In an unexpected bow to America’s need for clean air and including a desperate attempt to make people stop watching the impeachment hearings, President Trump announced he is banning automobiles and going back to the full-scale manufacturing buggies.
And buggy whips.
“All the out-of-work wheelwrights, carpenters, horse breeders, and horseshoe makers,” he announced, “will be back on the job! We will also need millions of guys to clean up the horseshit.”
As a note for non-horse owners, a horse produces about eight piles of manure a day totaling 50 pounds, more or less.
Every day. All year. In all seasons. I please that without horseshit cleaner-uppers, the entire world would be completely covered with horse do-do in just a few years.
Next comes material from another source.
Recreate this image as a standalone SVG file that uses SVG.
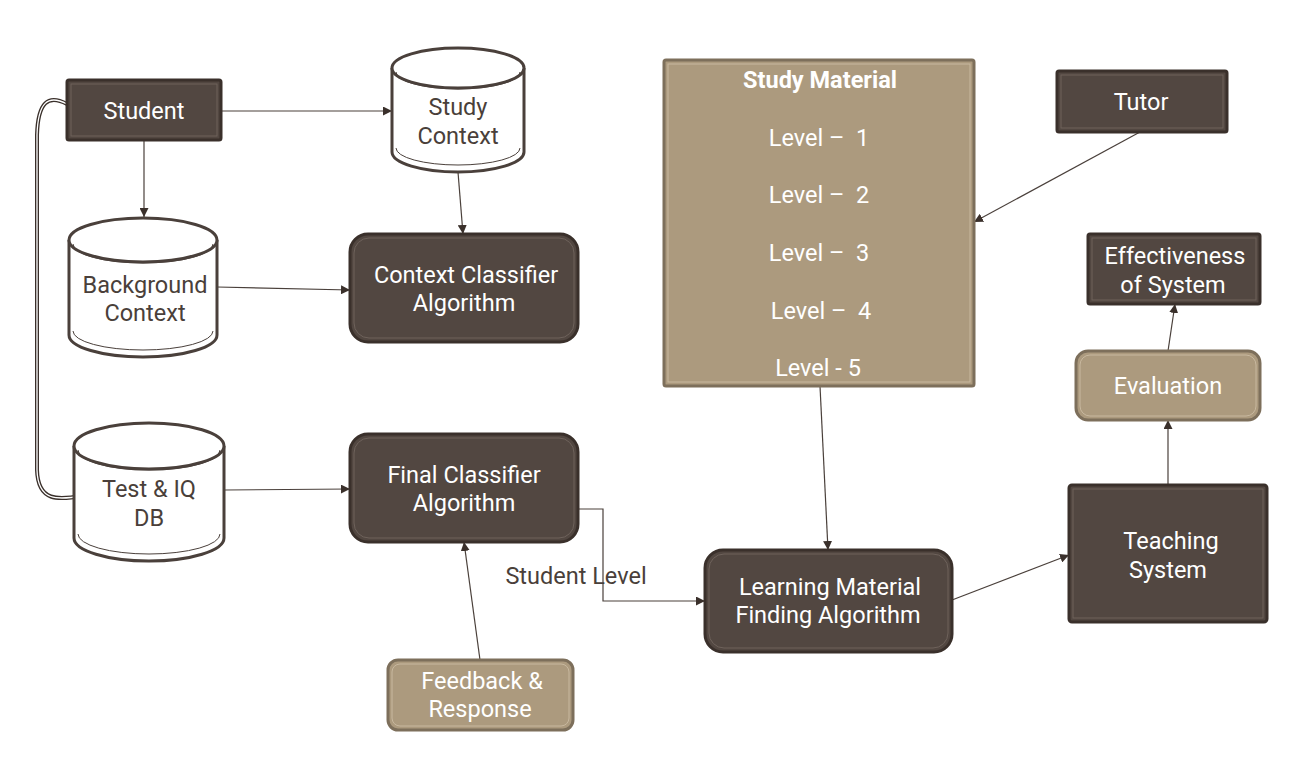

I’m not sure how many, but someone once made that calculation I’ve just forgotten who and when. Or where.
That means for each horse in the U.S., it will create about nine tons of manure every year. This can be used as fertilizer, to make bricks, and especially as fuel with a higher heating value than seasoned hardwood. Plus, the resultant ash is an excellent soil additive.
Auto manufacturers ignored the announcement as General Motors kept rolling out the hybrids. Simultaneously, forty of Trump’s favorite Republican cronies cheered, promising this proposal would produce a massive job surge as well as a perfect, renewable source for heating homes.
Whoever is speaking for the White House these days — Trump himself maybe? — assured reporters that this administration has always been about horseshit, something about which many commentators could finally agree.